In the beginning of her career, with albums like Little Earthquakes and Under The Pink (I am choosing to ignore Y Kant Tori Read - although it is charming in its way), she really moved me. Massively so. But sometime after Boys For Pele, I lost the connection I had to her music. I loved From The Choirgirl Hotel, but I don't remember much of it. It didn't stick the same way the first three albums had. And To Venus and Back really didn't click. Then I loved Strange Little Girls, the collection of cover songs, including Slayer's Raining Blood - although I have to admit that some of her choices for arrangements were pretty far out there. 

So I lost touch with her music for a while, but around the time of the album Native Invader from 2017, I started picking up her music again. The time was right for me to explore the 16 year gap, more or less, and it revealed good albums. Not stellar, to me, but good. Ocean To Ocean followed, and I caught her on tour for the first time. Needless to say, I loved the show - and not even a boot on her broken foot slowed her down. 

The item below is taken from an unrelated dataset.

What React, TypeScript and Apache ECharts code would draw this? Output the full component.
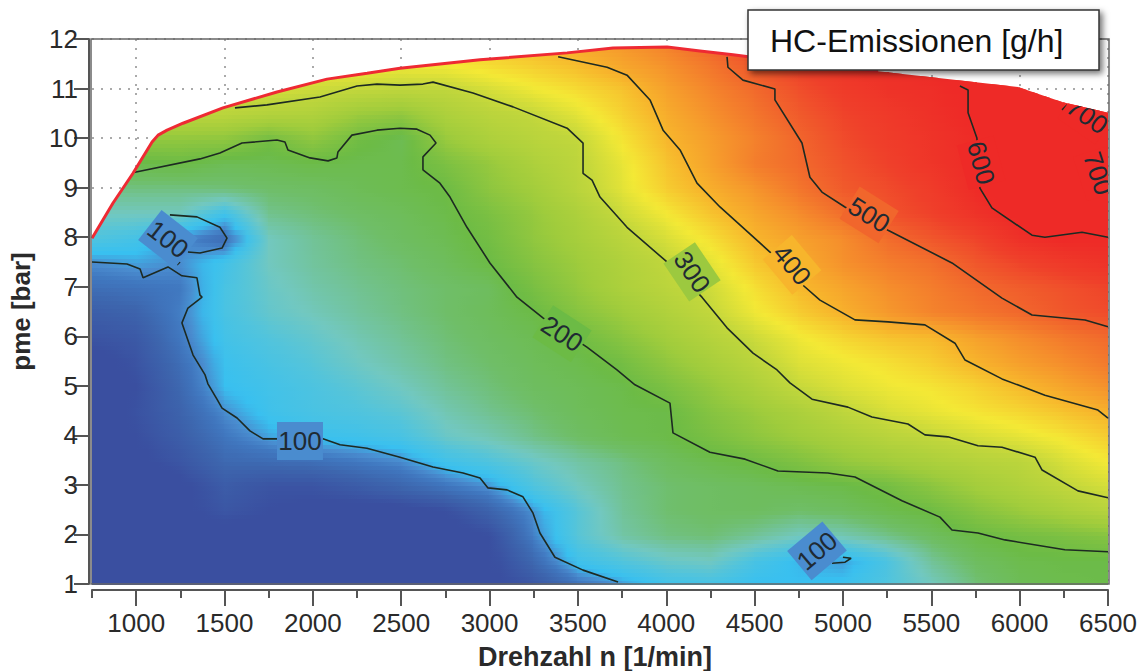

But In Times Of Dragons is to me an album that brings me back to the old days. This time, again, she has something to say, and she's not afraid to speak her mind. From an artistic point of view, I have always been a huge proponent of "show, don't tell," but these days, subtlety gets lost in the constant roar of what Tori Amos unabashedly label the patriarchy. She hits hard this time. Her words are direct. They are political. They are charged. And she is unapologetic. The lyrics in Shush make clear just how she feels: "Southern girls know what it means/when the patriarchy menacingly says/you shush yourself now."

And then there is the music. The piano churns out bass heavy chords, slogging along at a pace that is heavy. So very heavy. We feel the weight of what she is singing about. Her right-hand hits lighter notes - there is a sprinkling of treble notes as well. But there is very little light that is shining through. 

And then there is the added weight of the final lines: "I knew a girl who wrote/'Silent All These Years'/Where is she." And on those notes, those words, the song ends. Having followed her embrace and empowerment of femininity since the beginning, those words, with the callback to Silent All These Years, hit hard. And that sets the tone for the rest of the album. This is prime Tori Amos. This is greatness. This is one of the greatest female voices of all time. This is what you NEED to listen to!